→ **Written request**: Print the material below exactly as it stands, please, from its first line to the line holding "(awB) at (381.5,467.3)", with no pictures.

→ **Task inputs**:
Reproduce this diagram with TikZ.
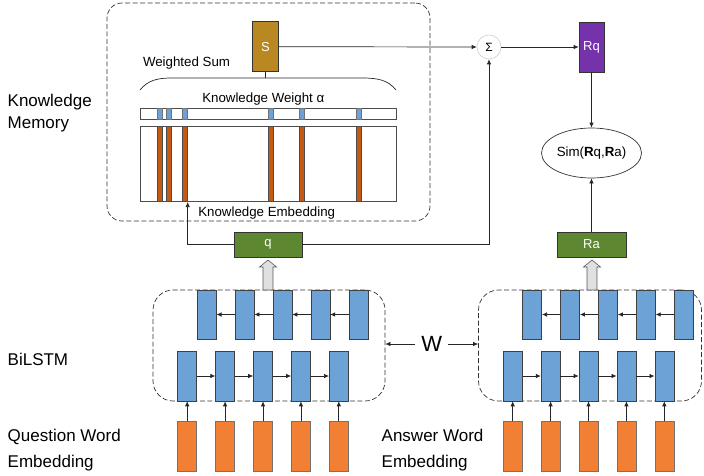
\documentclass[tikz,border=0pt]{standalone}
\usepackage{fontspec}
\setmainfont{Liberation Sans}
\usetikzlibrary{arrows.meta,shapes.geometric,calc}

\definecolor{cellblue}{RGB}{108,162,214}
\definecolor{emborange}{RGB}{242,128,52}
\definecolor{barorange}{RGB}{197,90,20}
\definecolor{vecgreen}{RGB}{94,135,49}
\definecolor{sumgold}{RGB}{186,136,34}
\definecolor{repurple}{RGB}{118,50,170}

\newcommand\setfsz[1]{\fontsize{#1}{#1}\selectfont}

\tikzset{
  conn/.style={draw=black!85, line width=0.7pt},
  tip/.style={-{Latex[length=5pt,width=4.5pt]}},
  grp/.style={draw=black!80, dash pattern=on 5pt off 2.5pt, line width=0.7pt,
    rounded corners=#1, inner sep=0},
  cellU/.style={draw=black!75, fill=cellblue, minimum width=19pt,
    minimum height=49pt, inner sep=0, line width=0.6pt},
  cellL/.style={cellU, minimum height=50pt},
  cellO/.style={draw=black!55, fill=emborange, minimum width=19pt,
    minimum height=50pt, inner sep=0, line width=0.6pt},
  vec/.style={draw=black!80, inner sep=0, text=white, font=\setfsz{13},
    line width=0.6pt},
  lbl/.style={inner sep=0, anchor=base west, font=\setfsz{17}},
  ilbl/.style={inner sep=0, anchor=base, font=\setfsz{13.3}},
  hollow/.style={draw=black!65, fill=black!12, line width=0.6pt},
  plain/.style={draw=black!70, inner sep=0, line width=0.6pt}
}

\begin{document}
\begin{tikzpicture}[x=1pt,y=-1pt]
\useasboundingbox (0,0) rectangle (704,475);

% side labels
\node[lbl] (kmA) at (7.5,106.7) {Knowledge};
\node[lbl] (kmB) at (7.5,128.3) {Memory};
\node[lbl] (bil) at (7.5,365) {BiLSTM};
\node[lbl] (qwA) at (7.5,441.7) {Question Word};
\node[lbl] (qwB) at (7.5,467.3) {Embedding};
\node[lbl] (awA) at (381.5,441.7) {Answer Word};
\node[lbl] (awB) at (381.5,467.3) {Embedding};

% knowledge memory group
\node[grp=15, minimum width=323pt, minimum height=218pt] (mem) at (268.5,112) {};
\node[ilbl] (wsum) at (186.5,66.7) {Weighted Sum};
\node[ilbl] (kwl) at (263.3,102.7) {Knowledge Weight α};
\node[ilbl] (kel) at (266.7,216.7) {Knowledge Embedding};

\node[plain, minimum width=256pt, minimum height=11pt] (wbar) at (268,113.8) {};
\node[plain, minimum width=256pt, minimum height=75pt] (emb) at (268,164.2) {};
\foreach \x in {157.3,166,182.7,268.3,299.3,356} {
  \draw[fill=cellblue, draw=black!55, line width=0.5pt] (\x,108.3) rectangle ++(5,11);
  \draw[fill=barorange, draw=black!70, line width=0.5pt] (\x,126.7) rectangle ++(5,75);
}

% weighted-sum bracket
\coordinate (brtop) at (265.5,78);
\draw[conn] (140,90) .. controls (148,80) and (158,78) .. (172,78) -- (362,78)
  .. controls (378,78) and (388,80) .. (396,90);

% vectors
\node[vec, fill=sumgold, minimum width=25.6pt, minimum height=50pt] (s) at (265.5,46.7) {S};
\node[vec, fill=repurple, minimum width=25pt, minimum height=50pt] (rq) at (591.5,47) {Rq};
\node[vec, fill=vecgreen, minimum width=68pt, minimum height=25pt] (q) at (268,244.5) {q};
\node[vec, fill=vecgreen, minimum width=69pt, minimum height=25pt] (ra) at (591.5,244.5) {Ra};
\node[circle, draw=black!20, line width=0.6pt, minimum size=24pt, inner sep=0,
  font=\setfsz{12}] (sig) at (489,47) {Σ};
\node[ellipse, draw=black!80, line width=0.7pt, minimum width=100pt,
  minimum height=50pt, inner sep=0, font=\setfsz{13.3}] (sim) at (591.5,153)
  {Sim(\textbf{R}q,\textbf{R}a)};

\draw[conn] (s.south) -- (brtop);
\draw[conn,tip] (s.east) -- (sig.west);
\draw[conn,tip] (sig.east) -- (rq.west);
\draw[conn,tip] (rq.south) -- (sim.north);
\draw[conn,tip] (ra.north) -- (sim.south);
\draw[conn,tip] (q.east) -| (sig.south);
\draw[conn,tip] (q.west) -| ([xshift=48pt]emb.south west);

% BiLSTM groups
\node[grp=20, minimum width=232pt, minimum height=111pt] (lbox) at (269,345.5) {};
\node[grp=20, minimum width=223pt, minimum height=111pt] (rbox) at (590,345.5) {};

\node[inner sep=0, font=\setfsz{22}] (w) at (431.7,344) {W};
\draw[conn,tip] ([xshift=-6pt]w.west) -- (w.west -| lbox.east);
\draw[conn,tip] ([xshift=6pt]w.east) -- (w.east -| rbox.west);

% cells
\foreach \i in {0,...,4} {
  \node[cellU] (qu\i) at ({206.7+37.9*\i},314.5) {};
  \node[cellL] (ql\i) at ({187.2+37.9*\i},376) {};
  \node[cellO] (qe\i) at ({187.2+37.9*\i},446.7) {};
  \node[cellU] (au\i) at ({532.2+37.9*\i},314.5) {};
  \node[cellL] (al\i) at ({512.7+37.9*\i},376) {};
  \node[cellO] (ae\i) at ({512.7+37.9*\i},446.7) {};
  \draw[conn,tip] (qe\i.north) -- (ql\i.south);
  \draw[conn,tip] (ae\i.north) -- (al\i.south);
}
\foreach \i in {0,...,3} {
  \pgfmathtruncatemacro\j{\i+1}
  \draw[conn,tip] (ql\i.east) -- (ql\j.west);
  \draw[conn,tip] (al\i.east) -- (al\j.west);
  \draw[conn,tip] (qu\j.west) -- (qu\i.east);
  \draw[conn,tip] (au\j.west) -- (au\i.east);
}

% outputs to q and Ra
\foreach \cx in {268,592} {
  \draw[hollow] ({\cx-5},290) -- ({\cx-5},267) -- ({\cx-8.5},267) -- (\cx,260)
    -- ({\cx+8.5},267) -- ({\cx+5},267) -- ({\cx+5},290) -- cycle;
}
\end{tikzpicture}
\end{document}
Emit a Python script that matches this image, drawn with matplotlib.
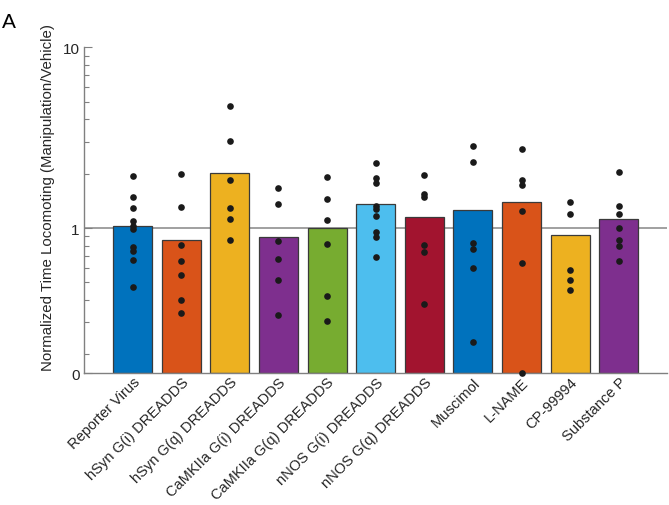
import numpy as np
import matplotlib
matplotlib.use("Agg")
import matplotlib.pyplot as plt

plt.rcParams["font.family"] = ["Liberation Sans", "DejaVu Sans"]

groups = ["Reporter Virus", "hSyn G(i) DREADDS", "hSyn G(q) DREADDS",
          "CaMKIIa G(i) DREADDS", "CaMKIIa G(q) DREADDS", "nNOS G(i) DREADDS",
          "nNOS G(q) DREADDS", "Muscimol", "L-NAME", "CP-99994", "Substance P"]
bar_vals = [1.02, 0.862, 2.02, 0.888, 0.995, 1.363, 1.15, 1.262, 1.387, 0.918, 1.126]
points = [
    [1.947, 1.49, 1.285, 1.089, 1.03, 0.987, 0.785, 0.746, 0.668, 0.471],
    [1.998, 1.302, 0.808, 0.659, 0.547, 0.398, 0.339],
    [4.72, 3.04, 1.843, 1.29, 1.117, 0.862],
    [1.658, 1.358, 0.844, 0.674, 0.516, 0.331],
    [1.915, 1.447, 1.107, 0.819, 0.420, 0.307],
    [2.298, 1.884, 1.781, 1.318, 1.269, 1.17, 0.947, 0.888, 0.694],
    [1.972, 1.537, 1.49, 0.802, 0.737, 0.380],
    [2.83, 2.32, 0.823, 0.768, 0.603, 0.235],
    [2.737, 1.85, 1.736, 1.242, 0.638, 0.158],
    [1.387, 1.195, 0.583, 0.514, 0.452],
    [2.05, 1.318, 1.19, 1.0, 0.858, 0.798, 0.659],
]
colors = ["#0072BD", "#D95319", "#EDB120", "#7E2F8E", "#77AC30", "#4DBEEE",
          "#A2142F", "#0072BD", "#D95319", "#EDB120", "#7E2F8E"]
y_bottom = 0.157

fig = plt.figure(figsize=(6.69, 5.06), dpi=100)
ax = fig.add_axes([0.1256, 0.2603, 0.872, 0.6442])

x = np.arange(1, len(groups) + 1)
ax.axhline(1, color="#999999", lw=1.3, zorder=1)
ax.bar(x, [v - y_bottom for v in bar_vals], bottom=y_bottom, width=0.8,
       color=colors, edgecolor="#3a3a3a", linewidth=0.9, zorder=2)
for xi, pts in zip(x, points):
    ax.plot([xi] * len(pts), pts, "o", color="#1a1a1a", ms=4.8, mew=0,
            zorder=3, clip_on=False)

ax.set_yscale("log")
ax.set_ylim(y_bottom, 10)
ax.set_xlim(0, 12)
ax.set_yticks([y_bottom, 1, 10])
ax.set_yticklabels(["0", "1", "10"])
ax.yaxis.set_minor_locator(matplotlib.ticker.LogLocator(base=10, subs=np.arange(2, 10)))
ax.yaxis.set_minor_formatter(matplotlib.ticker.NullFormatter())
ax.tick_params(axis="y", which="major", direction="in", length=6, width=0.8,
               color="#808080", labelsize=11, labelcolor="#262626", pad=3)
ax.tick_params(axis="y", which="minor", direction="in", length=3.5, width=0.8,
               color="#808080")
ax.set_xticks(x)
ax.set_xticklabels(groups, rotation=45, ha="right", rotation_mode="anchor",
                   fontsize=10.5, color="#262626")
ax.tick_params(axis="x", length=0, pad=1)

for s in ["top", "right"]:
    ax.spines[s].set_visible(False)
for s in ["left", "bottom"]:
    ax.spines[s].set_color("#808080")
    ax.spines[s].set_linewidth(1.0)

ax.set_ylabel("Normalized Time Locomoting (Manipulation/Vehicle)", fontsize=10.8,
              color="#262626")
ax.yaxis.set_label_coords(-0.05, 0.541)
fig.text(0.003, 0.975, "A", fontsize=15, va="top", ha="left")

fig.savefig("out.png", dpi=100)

→ **Response below**:
Reproduce this diagram with TikZ.
\documentclass[tikz,border=0pt]{standalone}
\usepackage{fontspec}
\setmainfont{Liberation Sans}
\usetikzlibrary{arrows.meta,shapes.geometric,calc}

\definecolor{cellblue}{RGB}{108,162,214}
\definecolor{emborange}{RGB}{242,128,52}
\definecolor{barorange}{RGB}{197,90,20}
\definecolor{vecgreen}{RGB}{94,135,49}
\definecolor{sumgold}{RGB}{186,136,34}
\definecolor{repurple}{RGB}{118,50,170}

\newcommand\setfsz[1]{\fontsize{#1}{#1}\selectfont}

\tikzset{
  conn/.style={draw=black!85, line width=0.7pt},
  tip/.style={-{Latex[length=5pt,width=4.5pt]}},
  grp/.style={draw=black!80, dash pattern=on 5pt off 2.5pt, line width=0.7pt,
    rounded corners=#1, inner sep=0},
  cellU/.style={draw=black!75, fill=cellblue, minimum width=19pt,
    minimum height=49pt, inner sep=0, line width=0.6pt},
  cellL/.style={cellU, minimum height=50pt},
  cellO/.style={draw=black!55, fill=emborange, minimum width=19pt,
    minimum height=50pt, inner sep=0, line width=0.6pt},
  vec/.style={draw=black!80, inner sep=0, text=white, font=\setfsz{13},
    line width=0.6pt},
  lbl/.style={inner sep=0, anchor=base west, font=\setfsz{17}},
  ilbl/.style={inner sep=0, anchor=base, font=\setfsz{13.3}},
  hollow/.style={draw=black!65, fill=black!12, line width=0.6pt},
  plain/.style={draw=black!70, inner sep=0, line width=0.6pt}
}

\begin{document}
\begin{tikzpicture}[x=1pt,y=-1pt]
\useasboundingbox (0,0) rectangle (704,475);

% side labels
\node[lbl] (kmA) at (7.5,106.7) {Knowledge};
\node[lbl] (kmB) at (7.5,128.3) {Memory};
\node[lbl] (bil) at (7.5,365) {BiLSTM};
\node[lbl] (qwA) at (7.5,441.7) {Question Word};
\node[lbl] (qwB) at (7.5,467.3) {Embedding};
\node[lbl] (awA) at (381.5,441.7) {Answer Word};
\node[lbl] (awB) at (381.5,467.3) {Embedding};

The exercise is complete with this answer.